The classic face of a BaAka is adorned with features that represent a unique vision of beauty. Their aesthetic involves cutting facial tattoos, called matele, with a razor onto their foreheads, cheeks, temples, and chins. Unlike other indigenous tribes like the Maori of New Zealand, BaAka designs are very simple. Most tattoo's are just a series of zig-zagging parallel lines that have no symbolic meaning. They are purely decorative. The BaAka collect a plant called ndembe (Rothmannia welwitschii) which has multiple uses for them. They take the fruit of this plant, remove the seeds, and then extract the dark juice. This liquid is then mixed with ash to make a charcoal powder in order to dye the skin. Other forest mammals also harvest this fruit- monkeys and squirrels eat the seeds of the ndembe fruit. The BaAka also use the twigs from this plant as a toothbrush. They don't use toothpaste but the near absence of sugar in their diet minimizes oral decay.
However, the signature feature of the BaAka visage is their teeth. They literally chisel all of the front teeth, top and bottom, into sharp points. Small pieces of wood are inserted on either side of the tooth to be chiseled. Then, with hammer and chisel, they break off pieces of the tooth. Finally, a metal file is used to shape the tooth into its triangular form. The process is extremely painful and often gives them a migraine for days. Because of the intense pain, not all BaAka have this done. But both men and women submit to this regimen of beauty. Chiseled choppers give them the cannibalistic demeanor which central Africans have been historically known for. [I don't know if the BaAka pygmies have a tradition of cannibalism. It's something I need to research.] Another popular treatment at the pygmy day spa is head shaving. The women shave their heads, either completely bald or clipped very short. Between the triangular teeth, the round shaved head, and the symmetric facial tattoo's, the resulting geometry of their head gives the BaAka people an extremely striking warrior appearance.
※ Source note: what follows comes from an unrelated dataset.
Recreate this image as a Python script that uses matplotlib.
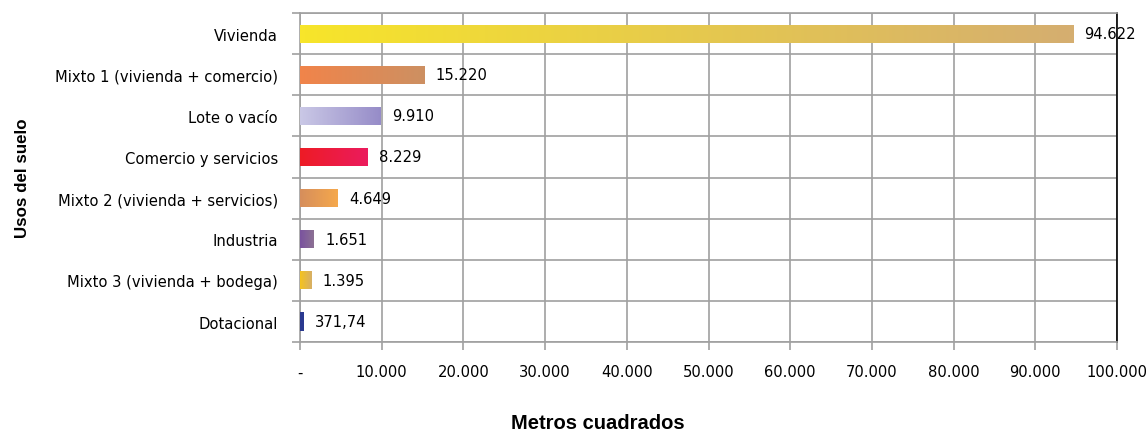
import numpy as np
import matplotlib.pyplot as plt
from matplotlib.colors import LinearSegmentedColormap

plt.rcParams['font.family'] = ['DejaVu Sans']
plt.rcParams['font.stretch'] = 'condensed'

categorias = ['Vivienda', 'Mixto 1 (vivienda + comercio)', 'Lote o vacío',
              'Comercio y servicios', 'Mixto 2 (vivienda + servicios)',
              'Industria', 'Mixto 3 (vivienda + bodega)', 'Dotacional']
metros = [94622, 15220, 9910, 8229, 4649, 1651, 1395, 371.74]
etiquetas = ['94.622', '15.220', '9.910', '8.229', '4.649', '1.651', '1.395', '371,74']
# colores de degradado (izquierda, derecha) para cada barra
colores = [('#F7E52A', '#D5AE70'), ('#F1844A', '#CD9062'), ('#CAC8E6', '#968CC8'),
           ('#EE1C25', '#EB1B5E'), ('#D68E5C', '#F5A84C'), ('#7A529F', '#8C7193'),
           ('#F5C31E', '#D7AF66'), ('#2B3990', '#2B3990')]
xticks = [0, 10000, 20000, 30000, 40000, 50000, 60000, 70000, 80000, 90000, 100000]
xticklabels = ['-', '10.000', '20.000', '30.000', '40.000', '50.000', '60.000',
               '70.000', '80.000', '90.000', '100.000']

fig = plt.figure(figsize=(11.46, 4.31), dpi=100)
ax = fig.add_axes([0.2618, 0.204, 0.7129, 0.7635])

n = len(categorias)
ypos = np.arange(n)
bars = ax.barh(ypos, metros, height=0.44, color='none', edgecolor='none', zorder=3)

grad = np.linspace(0, 1, 256).reshape(1, -1)
for bar, (c1, c2), lab in zip(bars, colores, etiquetas):
    x0, y0 = bar.get_x(), bar.get_y()
    w, h = bar.get_width(), bar.get_height()
    cmap = LinearSegmentedColormap.from_list('g', [c1, c2])
    im = ax.imshow(grad, cmap=cmap, aspect='auto', extent=(x0, x0 + w, y0, y0 + h),
                   zorder=3, interpolation='bicubic')
    im.set_clip_path(bar)
    ax.text(x0 + w + 1400, y0 + h / 2, lab, va='center', ha='left', fontsize=11.8, zorder=4)

ax.set_xlim(0, 100000)
ax.set_ylim(n - 0.5, -0.5)
ax.set_yticks(ypos)
ax.set_yticklabels(categorias, fontsize=11.8)
ax.set_yticks(np.arange(-0.5, n), minor=True)
ax.tick_params(axis='y', which='major', length=0, pad=16)
ax.tick_params(axis='y', which='minor', length=6, color='#A0A0A0', width=1.2)
ax.set_xticks(xticks)
ax.set_xticklabels(xticklabels, fontsize=11.8)
ax.tick_params(axis='x', length=6, color='#A0A0A0', width=1.2, pad=10)

ax.grid(axis='x', color='#A0A0A0', linewidth=1.2, zorder=1)
ax.grid(axis='y', which='minor', color='#A0A0A0', linewidth=1.2, zorder=1)
ax.set_axisbelow(True)
for s in ['left', 'bottom', 'top']:
    ax.spines[s].set_color('#A0A0A0')
    ax.spines[s].set_linewidth(1.2)
ax.spines['right'].set_color('black')
ax.spines['right'].set_linewidth(1.2)

ax.set_xlabel('Metros cuadrados', fontsize=14.5, fontweight='bold',
              family='Liberation Sans', fontstretch='normal')
ax.xaxis.set_label_coords(0.365, -0.215)
ax.set_ylabel('Usos del suelo', fontsize=12.2, fontweight='bold',
              family='Liberation Sans', fontstretch='normal')
ax.yaxis.set_label_coords(-0.331, 0.5)

fig.savefig('out.png', dpi=100)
As the afternoon aged, I walked back to camp, had a bite to eat, and then picked up a plastic jug and started to beat out a drum rhythm. One by one, children approached, magnetically drawn to the pulse (or just intrigued by the honky freak show). Within minutes, I was surrounded by kids who weren't shy about dancing. At times, their laughter was louder than the drum. I was the only adult in camp and I think the children felt unrestrained, freed from the watchful glare of parents. We shared great moments together, especially when the kids took over the drumming and I hammed up the stereotypical white dork death-defying dance. Meanwhile, Bara had stayed in the forest with the women collecting leaves and fruit. The most widely consumed leaf is from the koko plant (Gnetum africanum). These leaves are cut into thin strips and then boiled to make the staple sauce of this country. In addition to koko, the baskets also returned to camp full of payo (Irvingia excelsa). This is the wild mango fruit (no relation to the tropical Pacific fruit) and is also widely used in sauces when it's in season.
By early evening, everyone was back in camp tending to pots cooking over the fires. I noticed one teenage girl, Mezan's daughter, weaving a traditional basket and approached to watch. The baskets of the BaAka (ikoua) are woven from either kpongbo (unknown latin name) or gau (Ancistophyllum secundiflorum). [Gau has extremely thorny vines and is a favored gorilla food]. The vines are cut, split into thin strips, and then scraped with a knife until they are light and malleable enough to weave into rattan. It's a labor-intensive process but the craftsmanship is unbelievable, considering the tools they have to work with. Given how light the baskets are, the strength is impressive and can easily hold 40 pounds of weight.
Tonight, the collective energy level was low so there was no music or dance. People drifted off to sleep early. I stayed up contemplating and absorbing what I have just experienced over the last 3 days. It's been an incredible ride. My time in the forests of the Congo Basin is almost expired. In fact, tonight is my last night in the forest. Tomorrow, I will sleep in Bayanga and the following day I will be driven to Bangui, the capital, in order to catch my flight home. Of all the amazing things I have seen and done over the last year, spending these 3 nights in the forest with our BaAka trackers and their families has been the single richest experience. To be welcomed by this forest tribe, one of the last few hunter/gatherer societies on the planet, into their home and to get a glimpse of their unique life was truly a gift. To witness how they conduct their lives in harmony with the forest was an education in both humility and self-reliance. These people have nothing. They need nothing. But as the contagious claws of globalization creep ever closer to their traditional way of life, they are beginning to want the modern crap that civilization tempts with.
I am lulled to sleep tonight by the polyphonic symphony of the forest. Insects dominate the harmony, with the ceaseless cadence of the cicada's and crickets. The rapid-fire snickering vocalization of Gray-Cheeked Mangabeys provide the percussion, accompanied by the amphibian bassline, legions of frogs croaking in unison along the streams. Elephants bring up the brass section, with their trumpeting. The jungle orchestra is occasionally accented with high-tenored call of fruit bats and the soft-wooing of bushbabies.